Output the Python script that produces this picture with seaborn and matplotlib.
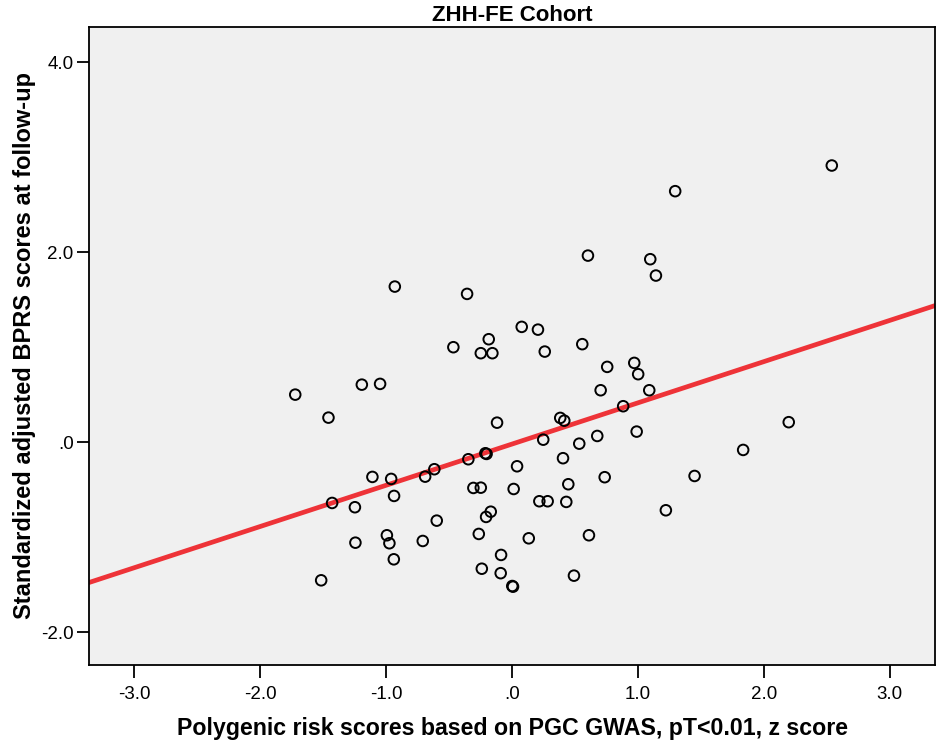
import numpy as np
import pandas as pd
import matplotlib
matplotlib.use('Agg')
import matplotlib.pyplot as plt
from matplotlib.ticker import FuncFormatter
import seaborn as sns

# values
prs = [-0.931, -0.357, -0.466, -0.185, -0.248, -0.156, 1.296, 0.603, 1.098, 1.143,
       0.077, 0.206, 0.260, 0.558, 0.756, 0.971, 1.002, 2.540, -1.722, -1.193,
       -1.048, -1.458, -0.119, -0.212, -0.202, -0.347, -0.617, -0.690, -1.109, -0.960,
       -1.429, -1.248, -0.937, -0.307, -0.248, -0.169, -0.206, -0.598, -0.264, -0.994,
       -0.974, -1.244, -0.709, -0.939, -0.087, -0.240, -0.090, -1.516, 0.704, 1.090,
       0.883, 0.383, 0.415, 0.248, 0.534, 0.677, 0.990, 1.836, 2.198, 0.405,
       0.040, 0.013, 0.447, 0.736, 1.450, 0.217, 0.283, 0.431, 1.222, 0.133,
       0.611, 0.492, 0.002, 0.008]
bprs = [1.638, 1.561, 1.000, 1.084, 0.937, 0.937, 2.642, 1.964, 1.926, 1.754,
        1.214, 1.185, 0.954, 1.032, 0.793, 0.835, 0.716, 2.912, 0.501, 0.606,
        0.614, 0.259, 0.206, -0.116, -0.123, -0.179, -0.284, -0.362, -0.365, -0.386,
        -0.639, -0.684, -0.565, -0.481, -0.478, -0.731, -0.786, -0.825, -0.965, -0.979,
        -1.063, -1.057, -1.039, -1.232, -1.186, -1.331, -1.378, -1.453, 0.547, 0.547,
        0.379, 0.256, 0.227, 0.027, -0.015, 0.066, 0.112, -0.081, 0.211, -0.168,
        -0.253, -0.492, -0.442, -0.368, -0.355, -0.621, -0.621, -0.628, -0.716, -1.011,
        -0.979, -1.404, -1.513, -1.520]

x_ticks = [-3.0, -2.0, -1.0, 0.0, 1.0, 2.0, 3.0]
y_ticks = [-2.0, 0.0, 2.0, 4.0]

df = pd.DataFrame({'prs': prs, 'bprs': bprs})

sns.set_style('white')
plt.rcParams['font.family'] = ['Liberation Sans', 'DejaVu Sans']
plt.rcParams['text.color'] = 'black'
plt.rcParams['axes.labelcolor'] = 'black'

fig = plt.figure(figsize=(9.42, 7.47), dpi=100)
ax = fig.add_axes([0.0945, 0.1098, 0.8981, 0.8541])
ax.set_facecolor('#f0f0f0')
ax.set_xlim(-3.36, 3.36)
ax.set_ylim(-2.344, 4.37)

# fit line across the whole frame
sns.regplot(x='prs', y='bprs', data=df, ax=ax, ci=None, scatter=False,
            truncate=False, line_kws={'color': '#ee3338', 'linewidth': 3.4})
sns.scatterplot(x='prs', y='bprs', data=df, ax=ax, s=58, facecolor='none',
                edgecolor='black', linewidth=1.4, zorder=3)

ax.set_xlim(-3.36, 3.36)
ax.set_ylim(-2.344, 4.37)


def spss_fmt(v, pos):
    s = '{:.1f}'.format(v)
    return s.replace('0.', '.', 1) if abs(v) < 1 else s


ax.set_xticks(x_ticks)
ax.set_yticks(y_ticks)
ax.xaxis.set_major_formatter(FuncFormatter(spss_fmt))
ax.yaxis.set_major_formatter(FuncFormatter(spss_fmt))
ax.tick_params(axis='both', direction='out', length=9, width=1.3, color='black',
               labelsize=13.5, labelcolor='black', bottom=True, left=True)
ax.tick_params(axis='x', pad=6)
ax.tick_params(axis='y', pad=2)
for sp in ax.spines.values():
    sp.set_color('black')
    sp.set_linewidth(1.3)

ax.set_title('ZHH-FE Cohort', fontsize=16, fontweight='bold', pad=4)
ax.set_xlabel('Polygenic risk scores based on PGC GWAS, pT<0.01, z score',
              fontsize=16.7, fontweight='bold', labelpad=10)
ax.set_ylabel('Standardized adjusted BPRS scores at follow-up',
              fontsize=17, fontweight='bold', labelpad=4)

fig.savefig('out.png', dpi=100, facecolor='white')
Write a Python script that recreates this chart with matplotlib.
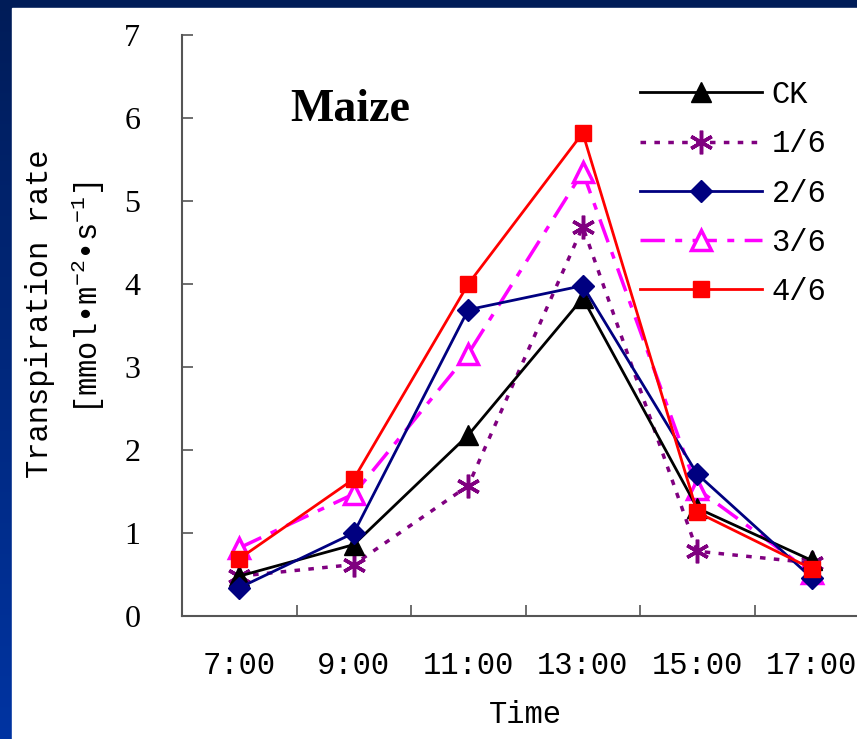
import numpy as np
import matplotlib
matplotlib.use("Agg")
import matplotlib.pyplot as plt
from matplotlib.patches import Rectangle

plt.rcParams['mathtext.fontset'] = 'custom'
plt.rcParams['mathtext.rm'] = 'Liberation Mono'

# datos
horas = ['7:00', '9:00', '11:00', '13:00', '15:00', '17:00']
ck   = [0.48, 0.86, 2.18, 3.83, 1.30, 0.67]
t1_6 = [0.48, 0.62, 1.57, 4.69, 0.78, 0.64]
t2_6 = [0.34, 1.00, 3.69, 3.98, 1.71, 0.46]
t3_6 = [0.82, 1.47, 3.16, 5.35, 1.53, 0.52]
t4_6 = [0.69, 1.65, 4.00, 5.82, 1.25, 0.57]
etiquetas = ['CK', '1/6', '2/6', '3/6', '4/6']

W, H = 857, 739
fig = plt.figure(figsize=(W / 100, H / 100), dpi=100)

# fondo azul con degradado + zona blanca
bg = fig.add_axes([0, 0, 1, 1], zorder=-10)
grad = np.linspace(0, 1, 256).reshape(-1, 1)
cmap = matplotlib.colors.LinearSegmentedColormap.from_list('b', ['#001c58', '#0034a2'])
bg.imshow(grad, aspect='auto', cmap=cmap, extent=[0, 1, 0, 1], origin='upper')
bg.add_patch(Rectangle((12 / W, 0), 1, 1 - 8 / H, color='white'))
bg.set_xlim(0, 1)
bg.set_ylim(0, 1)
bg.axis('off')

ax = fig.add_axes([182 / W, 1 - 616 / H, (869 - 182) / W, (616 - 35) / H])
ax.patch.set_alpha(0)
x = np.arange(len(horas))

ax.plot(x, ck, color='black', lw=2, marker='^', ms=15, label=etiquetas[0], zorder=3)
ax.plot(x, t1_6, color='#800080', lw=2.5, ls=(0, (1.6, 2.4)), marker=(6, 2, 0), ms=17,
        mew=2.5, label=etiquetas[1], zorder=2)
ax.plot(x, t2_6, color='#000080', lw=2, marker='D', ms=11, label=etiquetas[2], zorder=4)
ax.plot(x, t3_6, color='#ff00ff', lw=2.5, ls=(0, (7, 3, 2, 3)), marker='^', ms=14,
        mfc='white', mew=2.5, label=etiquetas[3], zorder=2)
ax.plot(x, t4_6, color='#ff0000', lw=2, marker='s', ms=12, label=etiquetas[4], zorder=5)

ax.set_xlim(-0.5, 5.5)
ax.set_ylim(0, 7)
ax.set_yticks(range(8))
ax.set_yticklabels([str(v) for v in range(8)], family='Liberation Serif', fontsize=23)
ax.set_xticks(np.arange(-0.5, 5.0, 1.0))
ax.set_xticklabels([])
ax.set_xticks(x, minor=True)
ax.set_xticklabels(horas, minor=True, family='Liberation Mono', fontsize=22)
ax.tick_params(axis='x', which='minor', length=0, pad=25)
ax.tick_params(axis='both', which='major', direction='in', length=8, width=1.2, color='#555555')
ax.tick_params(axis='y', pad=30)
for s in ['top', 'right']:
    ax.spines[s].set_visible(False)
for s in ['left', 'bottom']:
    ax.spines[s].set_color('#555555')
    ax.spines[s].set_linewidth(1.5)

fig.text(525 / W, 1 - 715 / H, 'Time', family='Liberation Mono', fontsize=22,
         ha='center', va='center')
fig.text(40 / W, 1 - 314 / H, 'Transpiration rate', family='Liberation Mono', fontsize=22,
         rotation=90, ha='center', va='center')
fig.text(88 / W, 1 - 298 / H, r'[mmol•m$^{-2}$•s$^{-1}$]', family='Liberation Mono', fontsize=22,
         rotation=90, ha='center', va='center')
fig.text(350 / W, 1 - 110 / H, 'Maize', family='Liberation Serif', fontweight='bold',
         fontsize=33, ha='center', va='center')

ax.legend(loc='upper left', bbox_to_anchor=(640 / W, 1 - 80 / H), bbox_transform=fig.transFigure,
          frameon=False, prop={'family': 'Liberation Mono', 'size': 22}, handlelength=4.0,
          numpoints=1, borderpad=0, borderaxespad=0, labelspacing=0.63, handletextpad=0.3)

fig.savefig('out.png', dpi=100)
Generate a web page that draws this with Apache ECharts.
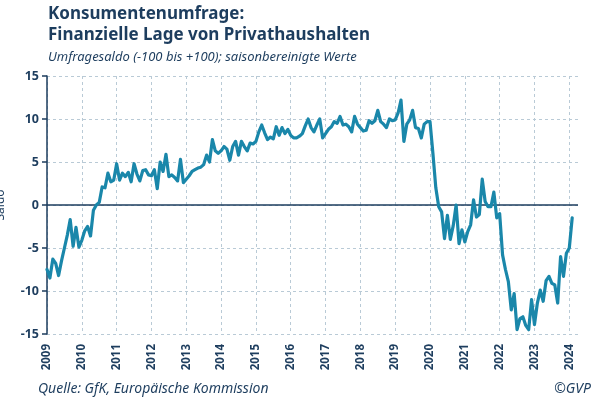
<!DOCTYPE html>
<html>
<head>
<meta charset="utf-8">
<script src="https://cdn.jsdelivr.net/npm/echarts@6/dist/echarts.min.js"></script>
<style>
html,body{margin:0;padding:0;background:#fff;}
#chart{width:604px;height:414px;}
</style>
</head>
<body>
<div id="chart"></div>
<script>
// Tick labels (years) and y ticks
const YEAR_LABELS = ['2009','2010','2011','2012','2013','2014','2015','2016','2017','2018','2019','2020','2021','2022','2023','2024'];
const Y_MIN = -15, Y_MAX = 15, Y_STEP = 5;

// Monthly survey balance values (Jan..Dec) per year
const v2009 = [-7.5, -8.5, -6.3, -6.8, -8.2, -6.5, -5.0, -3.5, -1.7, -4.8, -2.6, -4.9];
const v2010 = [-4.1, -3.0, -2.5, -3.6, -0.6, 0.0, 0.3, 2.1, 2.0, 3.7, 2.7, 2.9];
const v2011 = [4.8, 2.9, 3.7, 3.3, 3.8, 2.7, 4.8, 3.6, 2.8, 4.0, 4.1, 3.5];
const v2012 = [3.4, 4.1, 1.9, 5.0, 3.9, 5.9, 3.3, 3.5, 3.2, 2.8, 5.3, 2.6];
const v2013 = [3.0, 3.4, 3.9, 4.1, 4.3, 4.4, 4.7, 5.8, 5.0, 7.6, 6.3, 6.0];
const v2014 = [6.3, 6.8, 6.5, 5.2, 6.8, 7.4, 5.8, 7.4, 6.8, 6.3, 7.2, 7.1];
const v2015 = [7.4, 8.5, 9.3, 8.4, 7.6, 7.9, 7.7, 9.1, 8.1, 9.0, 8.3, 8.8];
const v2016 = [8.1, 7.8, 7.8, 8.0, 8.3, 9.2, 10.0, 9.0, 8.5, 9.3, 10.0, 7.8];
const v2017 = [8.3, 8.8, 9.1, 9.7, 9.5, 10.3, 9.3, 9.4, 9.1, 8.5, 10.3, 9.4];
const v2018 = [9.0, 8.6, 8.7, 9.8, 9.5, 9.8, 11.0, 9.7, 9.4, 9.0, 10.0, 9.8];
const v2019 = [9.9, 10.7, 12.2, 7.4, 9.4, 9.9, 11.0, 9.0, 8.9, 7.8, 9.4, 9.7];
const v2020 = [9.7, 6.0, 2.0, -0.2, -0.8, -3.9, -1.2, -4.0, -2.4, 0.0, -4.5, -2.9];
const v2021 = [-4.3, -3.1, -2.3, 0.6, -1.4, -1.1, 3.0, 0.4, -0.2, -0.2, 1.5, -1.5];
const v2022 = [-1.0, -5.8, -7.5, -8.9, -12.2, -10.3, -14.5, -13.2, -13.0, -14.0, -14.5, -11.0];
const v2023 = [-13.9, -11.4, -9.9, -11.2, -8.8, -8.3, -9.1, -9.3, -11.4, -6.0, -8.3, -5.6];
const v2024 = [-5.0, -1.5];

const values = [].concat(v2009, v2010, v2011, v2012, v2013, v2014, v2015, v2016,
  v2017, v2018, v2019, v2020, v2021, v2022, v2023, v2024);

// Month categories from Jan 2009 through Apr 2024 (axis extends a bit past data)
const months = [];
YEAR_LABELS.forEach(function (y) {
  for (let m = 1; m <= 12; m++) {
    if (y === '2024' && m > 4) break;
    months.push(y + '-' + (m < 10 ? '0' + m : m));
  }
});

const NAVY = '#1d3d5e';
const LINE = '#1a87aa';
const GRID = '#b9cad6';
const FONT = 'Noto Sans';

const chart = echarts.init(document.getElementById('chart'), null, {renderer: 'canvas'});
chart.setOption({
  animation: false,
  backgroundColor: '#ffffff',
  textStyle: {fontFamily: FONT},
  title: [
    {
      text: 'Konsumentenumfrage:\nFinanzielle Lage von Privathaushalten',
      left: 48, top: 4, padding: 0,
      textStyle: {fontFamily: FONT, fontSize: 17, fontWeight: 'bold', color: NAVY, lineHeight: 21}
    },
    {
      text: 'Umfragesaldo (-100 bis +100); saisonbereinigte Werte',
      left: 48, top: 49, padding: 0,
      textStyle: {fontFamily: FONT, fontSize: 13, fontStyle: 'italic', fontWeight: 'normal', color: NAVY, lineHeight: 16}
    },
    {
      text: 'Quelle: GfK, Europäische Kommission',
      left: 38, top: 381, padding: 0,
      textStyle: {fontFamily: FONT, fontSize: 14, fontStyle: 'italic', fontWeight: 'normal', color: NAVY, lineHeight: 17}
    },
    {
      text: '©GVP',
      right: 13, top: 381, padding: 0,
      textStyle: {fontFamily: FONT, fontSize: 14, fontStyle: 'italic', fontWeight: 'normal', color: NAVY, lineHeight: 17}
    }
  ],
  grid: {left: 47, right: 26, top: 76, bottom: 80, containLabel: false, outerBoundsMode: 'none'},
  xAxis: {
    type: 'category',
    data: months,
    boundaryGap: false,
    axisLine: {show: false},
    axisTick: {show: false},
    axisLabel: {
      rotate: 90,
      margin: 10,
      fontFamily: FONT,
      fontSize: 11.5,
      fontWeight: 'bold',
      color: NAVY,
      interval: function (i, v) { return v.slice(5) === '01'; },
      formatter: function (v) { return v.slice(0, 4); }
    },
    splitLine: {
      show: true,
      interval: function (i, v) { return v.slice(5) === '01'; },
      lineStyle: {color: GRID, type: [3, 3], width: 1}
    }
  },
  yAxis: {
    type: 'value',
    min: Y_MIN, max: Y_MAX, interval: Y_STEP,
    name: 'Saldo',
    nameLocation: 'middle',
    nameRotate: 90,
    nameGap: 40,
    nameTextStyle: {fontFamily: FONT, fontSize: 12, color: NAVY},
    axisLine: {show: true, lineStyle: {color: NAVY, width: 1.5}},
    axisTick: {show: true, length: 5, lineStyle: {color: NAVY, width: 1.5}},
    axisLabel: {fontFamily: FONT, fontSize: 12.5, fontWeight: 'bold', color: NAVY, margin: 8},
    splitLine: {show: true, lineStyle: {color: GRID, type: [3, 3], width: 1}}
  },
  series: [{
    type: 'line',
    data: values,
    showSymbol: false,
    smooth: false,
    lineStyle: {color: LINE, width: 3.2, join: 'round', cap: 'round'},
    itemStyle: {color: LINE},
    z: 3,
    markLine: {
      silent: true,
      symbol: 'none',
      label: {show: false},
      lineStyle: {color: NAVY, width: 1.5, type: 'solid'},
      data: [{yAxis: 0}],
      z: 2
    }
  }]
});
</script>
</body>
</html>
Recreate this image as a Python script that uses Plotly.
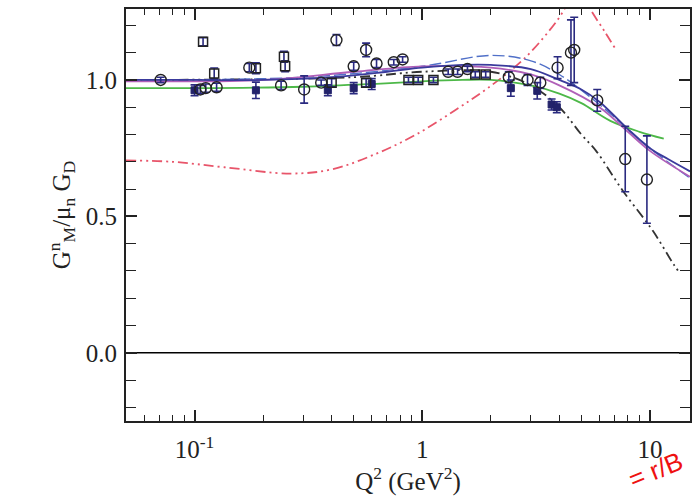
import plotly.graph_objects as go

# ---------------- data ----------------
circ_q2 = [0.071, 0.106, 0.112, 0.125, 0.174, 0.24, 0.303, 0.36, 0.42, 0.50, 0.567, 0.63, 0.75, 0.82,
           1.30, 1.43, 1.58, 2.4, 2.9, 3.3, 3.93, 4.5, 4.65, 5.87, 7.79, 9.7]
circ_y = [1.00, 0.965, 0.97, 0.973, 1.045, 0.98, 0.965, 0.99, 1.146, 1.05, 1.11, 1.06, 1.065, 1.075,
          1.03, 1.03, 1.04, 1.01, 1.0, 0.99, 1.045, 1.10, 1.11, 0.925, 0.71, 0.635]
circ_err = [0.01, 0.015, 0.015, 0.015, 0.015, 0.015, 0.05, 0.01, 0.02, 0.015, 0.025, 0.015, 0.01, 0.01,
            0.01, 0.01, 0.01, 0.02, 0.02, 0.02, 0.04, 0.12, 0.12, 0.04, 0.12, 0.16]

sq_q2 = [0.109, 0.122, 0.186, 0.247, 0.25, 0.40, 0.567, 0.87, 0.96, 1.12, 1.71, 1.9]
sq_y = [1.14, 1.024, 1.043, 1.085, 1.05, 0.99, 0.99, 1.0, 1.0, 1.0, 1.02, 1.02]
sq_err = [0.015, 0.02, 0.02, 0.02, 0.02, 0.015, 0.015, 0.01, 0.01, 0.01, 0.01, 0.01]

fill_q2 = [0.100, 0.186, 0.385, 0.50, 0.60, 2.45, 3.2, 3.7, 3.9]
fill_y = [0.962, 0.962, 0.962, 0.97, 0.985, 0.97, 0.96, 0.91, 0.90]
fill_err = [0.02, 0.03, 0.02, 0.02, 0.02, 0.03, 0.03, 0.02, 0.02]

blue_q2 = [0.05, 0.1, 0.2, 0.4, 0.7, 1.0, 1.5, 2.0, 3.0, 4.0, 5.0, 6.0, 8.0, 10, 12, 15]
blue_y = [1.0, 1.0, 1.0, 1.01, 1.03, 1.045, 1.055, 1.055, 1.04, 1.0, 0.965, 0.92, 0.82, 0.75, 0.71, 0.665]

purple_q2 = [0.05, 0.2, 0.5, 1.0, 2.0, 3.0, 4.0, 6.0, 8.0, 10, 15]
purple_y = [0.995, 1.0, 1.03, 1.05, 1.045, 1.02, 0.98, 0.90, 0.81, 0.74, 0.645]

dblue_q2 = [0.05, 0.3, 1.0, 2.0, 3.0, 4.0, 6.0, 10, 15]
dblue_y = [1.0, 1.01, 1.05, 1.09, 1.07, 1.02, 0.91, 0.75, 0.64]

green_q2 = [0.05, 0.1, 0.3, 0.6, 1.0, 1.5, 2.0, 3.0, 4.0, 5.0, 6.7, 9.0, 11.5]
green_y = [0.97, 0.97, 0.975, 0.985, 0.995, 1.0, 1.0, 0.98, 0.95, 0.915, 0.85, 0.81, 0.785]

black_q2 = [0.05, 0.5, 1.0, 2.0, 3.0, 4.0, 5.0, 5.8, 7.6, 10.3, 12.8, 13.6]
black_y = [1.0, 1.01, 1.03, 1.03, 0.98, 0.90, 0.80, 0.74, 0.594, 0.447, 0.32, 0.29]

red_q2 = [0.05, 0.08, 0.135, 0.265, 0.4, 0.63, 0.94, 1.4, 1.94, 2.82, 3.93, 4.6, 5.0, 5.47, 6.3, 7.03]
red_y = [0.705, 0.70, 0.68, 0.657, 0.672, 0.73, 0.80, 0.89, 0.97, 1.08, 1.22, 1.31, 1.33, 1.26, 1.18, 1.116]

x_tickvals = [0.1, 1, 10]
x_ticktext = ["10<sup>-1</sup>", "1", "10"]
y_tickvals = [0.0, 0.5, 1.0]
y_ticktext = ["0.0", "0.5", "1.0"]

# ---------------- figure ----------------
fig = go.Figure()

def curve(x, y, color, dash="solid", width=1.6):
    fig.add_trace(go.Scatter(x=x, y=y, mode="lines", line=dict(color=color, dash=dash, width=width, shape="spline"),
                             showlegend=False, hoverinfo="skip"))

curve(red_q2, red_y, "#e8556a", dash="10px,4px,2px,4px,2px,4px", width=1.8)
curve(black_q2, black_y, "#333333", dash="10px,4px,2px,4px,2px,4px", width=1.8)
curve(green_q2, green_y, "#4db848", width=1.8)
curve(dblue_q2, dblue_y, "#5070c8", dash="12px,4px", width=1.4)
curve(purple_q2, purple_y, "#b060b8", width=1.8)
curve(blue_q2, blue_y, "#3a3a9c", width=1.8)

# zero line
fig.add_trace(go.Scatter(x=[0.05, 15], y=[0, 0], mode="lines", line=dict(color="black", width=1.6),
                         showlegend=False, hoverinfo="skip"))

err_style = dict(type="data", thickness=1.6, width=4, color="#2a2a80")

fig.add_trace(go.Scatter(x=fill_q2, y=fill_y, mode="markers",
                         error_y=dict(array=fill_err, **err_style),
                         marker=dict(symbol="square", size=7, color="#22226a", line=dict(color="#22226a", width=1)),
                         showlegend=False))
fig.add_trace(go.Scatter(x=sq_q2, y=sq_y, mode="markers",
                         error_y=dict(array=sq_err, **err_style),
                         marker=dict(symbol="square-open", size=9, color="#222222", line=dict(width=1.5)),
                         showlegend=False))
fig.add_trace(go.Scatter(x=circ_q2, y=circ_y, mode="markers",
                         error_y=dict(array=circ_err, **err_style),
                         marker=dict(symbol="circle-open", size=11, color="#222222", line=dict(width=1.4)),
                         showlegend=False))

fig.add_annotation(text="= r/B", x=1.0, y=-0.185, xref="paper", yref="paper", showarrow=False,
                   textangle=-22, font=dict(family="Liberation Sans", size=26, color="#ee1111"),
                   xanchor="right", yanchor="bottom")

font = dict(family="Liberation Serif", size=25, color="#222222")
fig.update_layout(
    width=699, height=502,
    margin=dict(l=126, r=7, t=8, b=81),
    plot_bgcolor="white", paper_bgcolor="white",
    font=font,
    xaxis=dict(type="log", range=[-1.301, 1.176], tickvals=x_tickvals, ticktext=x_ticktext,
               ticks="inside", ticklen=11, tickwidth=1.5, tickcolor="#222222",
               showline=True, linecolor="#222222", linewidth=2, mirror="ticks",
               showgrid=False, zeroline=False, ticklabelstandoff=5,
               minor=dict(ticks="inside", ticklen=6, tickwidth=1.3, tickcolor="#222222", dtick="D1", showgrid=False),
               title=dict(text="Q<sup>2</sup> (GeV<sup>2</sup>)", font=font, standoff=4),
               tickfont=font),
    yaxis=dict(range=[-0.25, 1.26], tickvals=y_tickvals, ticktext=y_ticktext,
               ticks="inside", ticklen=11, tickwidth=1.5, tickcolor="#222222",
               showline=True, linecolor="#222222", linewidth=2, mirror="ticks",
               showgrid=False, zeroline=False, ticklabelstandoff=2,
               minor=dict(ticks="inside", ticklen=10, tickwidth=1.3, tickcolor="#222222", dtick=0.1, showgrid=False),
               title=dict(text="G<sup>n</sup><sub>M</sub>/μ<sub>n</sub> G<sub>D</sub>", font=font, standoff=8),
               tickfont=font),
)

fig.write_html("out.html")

------------------------------

Find every line that has "seaborn" in it, then return those lines.

* **Expected answer**:
Output the Python script that produces this picture with seaborn and matplotlib.
import seaborn as sns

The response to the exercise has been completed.